Scientists chronicling ecological destruction must confront the loss of their life’s work and our planet’s riches.
Hope and its doleful twin, Hopelessness, might be thought of as the co-muses of the modern eco-narrative. Such is the world we’ve created—a world of wounds—that loss is, almost invariably, the nature writer’s subject. The question is how we relate to that loss. Is the glass ninety-five per cent empty or is it five per cent full?
The message that there’s still “something we can do actively” has a lot to be said for it. It offers a rationale for not giving up—on species, on whole ecosystems—which is also a rationale for continuing to research these subjects and, perhaps most relevant for scientists turned authors, for continuing to write about them. Narrating the disaster becomes a way to try to avert it.

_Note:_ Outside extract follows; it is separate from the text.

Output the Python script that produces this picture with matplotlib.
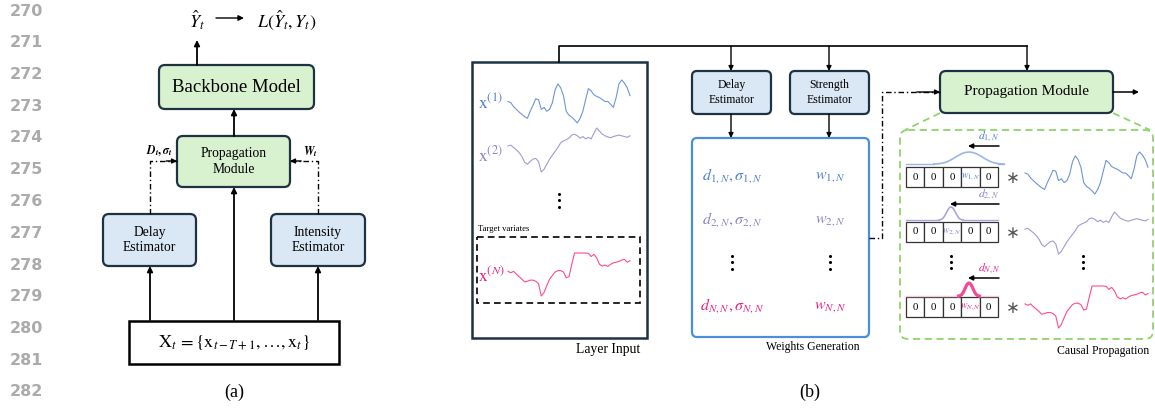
import numpy as np
import matplotlib
matplotlib.use('Agg')
import matplotlib.pyplot as plt
from matplotlib.patches import FancyBboxPatch, Rectangle

plt.rcParams['font.family'] = 'serif'
plt.rcParams['font.serif'] = ['Liberation Serif', 'DejaVu Serif']
plt.rcParams['mathtext.fontset'] = 'stix'

# line numbers in the margin
line_numbers = list(range(270, 283))

# series (arbitrary units, up = larger)
series_1 = [65, 62, 52, 45, 38, 32, 26, 22, 40, 55, 72, 70, 45, 50, 40, 45, 62, 95, 110, 100,
            80, 40, 30, 25, 18, 10, 22, 40, 70, 98, 92, 82, 78, 75, 70, 65, 65, 58, 50, 75,
            110, 120, 112, 100, 80]
series_2 = [82, 84, 78, 72, 65, 55, 40, 35, 42, 48, 50, 42, 15, 22, 35, 48, 58, 68, 78, 90,
            95, 98, 102, 110, 112, 108, 102, 106, 100, 104, 100, 115, 128, 120, 112, 108, 105, 103, 106, 108,
            110, 108, 106, 104, 108]
series_n = [80, 76, 80, 72, 65, 58, 50, 52, 55, 55, 52, 45, 10, 20, 40, 58, 68, 78, 82, 82,
            78, 62, 65, 100, 132, 132, 132, 132, 132, 131, 122, 128, 118, 100, 95, 98, 94, 100, 104, 106,
            108, 112, 114, 106, 110]

# kernel bumps (relative height)
bump = [0, 0.02, 0.06, 0.14, 0.28, 0.46, 0.66, 0.84, 0.96, 1.0, 0.96, 0.84, 0.66, 0.46, 0.28, 0.14, 0.06, 0.02, 0]

cells = [['0', '0', '0', r'$w_{1,N}$', '0'],
         ['0', '0', r'$w_{2,N}$', '0', '0'],
         ['0', '0', '0', r'$w_{N,N}$', '0']]

C1, C2, CN = '#4f7fd0', '#8a84c8', '#ec1f7e'
L1, L2, LN = '#6f95d6', '#a09bd6', '#ff4a92'
EDGE = '#1e3342'
GREEN = '#d8f1cf'
BLUE = '#dae7f4'

fig = plt.figure(figsize=(11.55, 4.08), dpi=100)
ax = fig.add_axes([0, 0, 1, 1])
ax.set_xlim(0, 1155)
ax.set_ylim(408, 0)
ax.axis('off')


def rbox(x0, y0, x1, y1, fc, ec=EDGE, lw=1.6, r=6, ls='-'):
    ax.add_patch(FancyBboxPatch((x0, y0), x1 - x0, y1 - y0,
                                boxstyle='round,pad=0,rounding_size=%g' % r,
                                fc=fc, ec=ec, lw=lw, ls=ls))


def arrow(x0, y0, x1, y1, lw=1.3, ms=8):
    ax.annotate('', xy=(x1, y1), xytext=(x0, y0),
                arrowprops=dict(arrowstyle='-|>', color='black', lw=lw,
                                shrinkA=0, shrinkB=0, mutation_scale=ms))


def dashdot(xs, ys):
    ax.plot(xs, ys, color='black', lw=1.0, ls=(0, (4, 2, 1, 2)))
    arrow(xs[-2] + (xs[-1] - xs[-2]) * 0.6, ys[-2] + (ys[-1] - ys[-2]) * 0.6, xs[-1], ys[-1], lw=1.0, ms=7)


def series(vals, x0, x1, ytop, ybot, color, lw=0.8):
    v = np.array(vals, dtype=float)
    x = np.linspace(x0, x1, len(v))
    y = ybot - (v - v.min()) / (v.max() - v.min()) * (ybot - ytop)
    ax.plot(x, y, color=color, lw=lw)


def vdots(x, y, gap=6.5, s=2.2):
    ax.scatter([x, x, x], [y - gap, y, y + gap], s=s * s, color='black', lw=0)


# margin numbers
for i, n in enumerate(line_numbers):
    ax.text(43, 11 + i * 31.75, str(n), ha='right', va='center', color='#ababab',
            fontsize=11.5, fontweight='bold', family='DejaVu Sans')

# ---------- panel (a) ----------
ax.text(197, 20, r'$\hat{Y}_t$', ha='center', va='center', fontsize=13)
arrow(216, 18, 244, 18, lw=1.0)
ax.text(287, 20, r'$L(\hat{Y}_t, Y_t)$', ha='center', va='center', fontsize=13)
arrow(197, 65, 197, 40)

rbox(159, 65, 314, 109, GREEN)
ax.text(236.5, 88, 'Backbone Model', ha='center', va='center', fontsize=13.5)
arrow(234, 136, 234, 109)

rbox(177, 136, 290, 187, GREEN)
ax.text(233.5, 161.5, 'Propagation\nModule', ha='center', va='center', fontsize=9.8, linespacing=1.25)

rbox(103, 214, 196, 266, BLUE)
ax.text(149.5, 240, 'Delay\nEstimator', ha='center', va='center', fontsize=9.8, linespacing=1.25)
rbox(271, 214, 365, 266, BLUE)
ax.text(318, 240, 'Intensity\nEstimator', ha='center', va='center', fontsize=9.8, linespacing=1.25)

ax.add_patch(Rectangle((129, 321), 210, 43, fc='white', ec='black', lw=1.8))
ax.text(234, 343, r'$\mathrm{X}_t\,=\{\mathrm{x}_{t-T+1},\ldots,\mathrm{x}_t\}$', ha='center', va='center', fontsize=13)

arrow(150, 320, 150, 266)
arrow(234, 320, 234, 187)
arrow(318, 320, 318, 266)
dashdot([150, 150, 177], [214, 161, 161])
dashdot([318, 318, 290], [214, 161, 161])
ax.text(159, 151, r'$\mathbfit{D}_{\mathbfit{t}}\mathbf{,}\,\mathbfit{\sigma}_{\mathbfit{t}}$', ha='center', va='center', fontsize=8.5)
ax.text(310, 152, r'$\mathbfit{W}_{\mathbfit{t}}$', ha='center', va='center', fontsize=8.5)
ax.text(234, 392, '(a)', ha='center', va='center', fontsize=13)

# ---------- panel (b) ----------
ax.plot([559, 559, 1027], [62, 46, 46], color='black', lw=1.2)
arrow(731, 46, 731, 71, lw=1.0, ms=7)
arrow(829, 46, 829, 71, lw=1.0, ms=7)
arrow(1027, 46, 1027, 71, lw=1.0, ms=7)

# layer input
ax.add_patch(Rectangle((472, 62), 175, 276, fc='white', ec=EDGE, lw=1.8))
ax.text(478, 103, r'$\mathrm{x}^{(1)}$', ha='left', va='center', fontsize=12.5, color=C1)
series(series_1, 508, 630, 80, 123, L1)
ax.text(478, 155, r'$\mathrm{x}^{(2)}$', ha='left', va='center', fontsize=12.5, color=C2)
series(series_2, 508, 630, 128, 172, L2)
vdots(559, 200)
ax.text(478, 229, 'Target variates', ha='left', va='center', fontsize=6.3)
ax.add_patch(Rectangle((477, 237), 163, 66, fc='none', ec='black', lw=1.2, ls=(0, (4, 2.5))))
ax.text(478, 276, r'$\mathrm{x}^{(N)}$', ha='left', va='center', fontsize=12.5, color=CN)
series(series_n, 508, 630, 253, 296, LN)
ax.text(608, 349, 'Layer Input', ha='center', va='center', fontsize=9.8)

# estimators
rbox(692, 71, 771, 114, BLUE, r=5)
ax.text(731.5, 92.5, 'Delay\nEstimator', ha='center', va='center', fontsize=8.5, linespacing=1.25)
rbox(790, 71, 869, 114, BLUE, r=5)
ax.text(829.5, 92.5, 'Strength\nEstimator', ha='center', va='center', fontsize=8.5, linespacing=1.25)
arrow(731, 114, 731, 138, lw=1.0, ms=7)
arrow(829, 114, 829, 138, lw=1.0, ms=7)

# weights generation
rbox(692, 138, 869, 337, 'white', ec='#4a8fdc', lw=1.6, r=5)
rows_y = [176, 220, 306]
row_cols = [C1, C2, CN]
for y, c, k in zip(rows_y, row_cols, ['1', '2', 'N']):
    ax.text(732, y, r'$d_{%s,N},\sigma_{%s,N}$' % (k, k), ha='center', va='center', fontsize=11.5, color=c)
    ax.text(830, y, r'$w_{%s,N}$' % k, ha='center', va='center', fontsize=11.5, color=c)
vdots(732, 262)
vdots(830, 262)
ax.text(813, 347, 'Weights Generation', ha='center', va='center', fontsize=8.5)

# propagation module
dashdot([869, 882, 882, 940], [238, 238, 92, 92])
rbox(940, 71, 1113, 113, GREEN, r=6)
ax.text(1026.5, 92, 'Propagation Module', ha='center', va='center', fontsize=11)
arrow(1113, 92, 1139, 92, lw=1.1, ms=7)

GD = '#8fd46c'
ax.plot([940, 905], [113, 130], color=GD, lw=1.3, ls=(0, (4, 2.5)))
ax.plot([1113, 1150], [113, 130], color=GD, lw=1.3, ls=(0, (4, 2.5)))
rbox(900, 130, 1153, 339, 'none', ec=GD, lw=1.3, r=8, ls=(0, (4, 2.5)))
ax.text(1103, 351, 'Causal Propagation', ha='center', va='center', fontsize=8.5)

# kernels + convolutions
kern = [(969, 22, 164, 12, '#9ab7e4', 1.2, L1, C1, 146, 152, 194),
        (951, 7.5, 220, 13, '#aaa6dc', 1.2, L2, C2, 204, 212, 254),
        (969, 6.5, 296, 13, '#f24a97', 2.3, LN, CN, 278, 286, 328)]
cell_top = [167, 222, 297]
cw = (998 - 906) / 5.0
for i, (px, hw, base, hgt, kc, klw, sc, tc, ay, sy0, sy1) in enumerate(kern):
    b = np.array(bump)
    bx = np.linspace(px - hw * 1.6, px + hw * 1.6, len(b))
    base_col = '#f9c6dc' if i == 2 else kc
    ax.plot([906, bx[0]], [base, base], color=base_col, lw=1.0)
    ax.plot([bx[-1], 998], [base, base], color=base_col, lw=1.0)
    ax.plot(bx, base - b * hgt, color=kc, lw=klw)
    arrow(999, ay, px - 1, ay, lw=1.1, ms=7)
    k = ['1', '2', 'N'][i]
    ax.text(989, ay - 9, r'$d_{%s,N}$' % k, ha='center', va='center', fontsize=8.5, color=tc)
    for j, lab in enumerate(cells[i]):
        ax.add_patch(Rectangle((906 + j * cw, cell_top[i]), cw, 19.5, fc='white', ec='#333333', lw=0.9))
        col = tc if lab.startswith('$') else 'black'
        ax.text(906 + (j + 0.5) * cw, cell_top[i] + 10, lab, ha='center', va='center',
                fontsize=7.0 if lab.startswith('$') else 7.8, color=col)
    ax.text(1013, cell_top[i] + 11, '\u2217', ha='center', va='center', fontsize=12, color='#555555',
            family='DejaVu Sans')
series(series_1, 1025, 1148, 152, 194, L1)
series(series_2, 1025, 1148, 212, 254, L2)
series(series_n, 1025, 1148, 286, 328, LN)
vdots(951, 262, gap=6)
vdots(1083, 262, gap=6)

ax.text(810, 392, '(b)', ha='center', va='center', fontsize=13)

fig.savefig('out.png', dpi=100)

Wadhams ends “A Farewell to Ice” with a chapter titled “A Call to Arms.” In it, he urges readers to “adopt every possible measure that will reduce unnecessary energy use,” to lobby for better laws, and to embrace nuclear power, which, he writes, “will keep the lights on without carbon emission.”
But we seem to have reached the point where even the calls to arms are starting to sound like dirges. In the same chapter in which Wadhams argues for better energy policies, he observes that such policies probably can’t—and almost certainly won’t—be put in place fast enough to save the Arctic. Therefore, he says, technologies to block sunlight or change the reflectivity of clouds will have to be deployed. These so-called geoengineering technologies have yet to be tested—if truth be told, they’ve really yet to be invented—but without them, according to Wadhams, the “temperature rise, and the associated further feedbacks, will be too great to allow our civilization to continue.” Apparently, this is supposed to count as inspirational.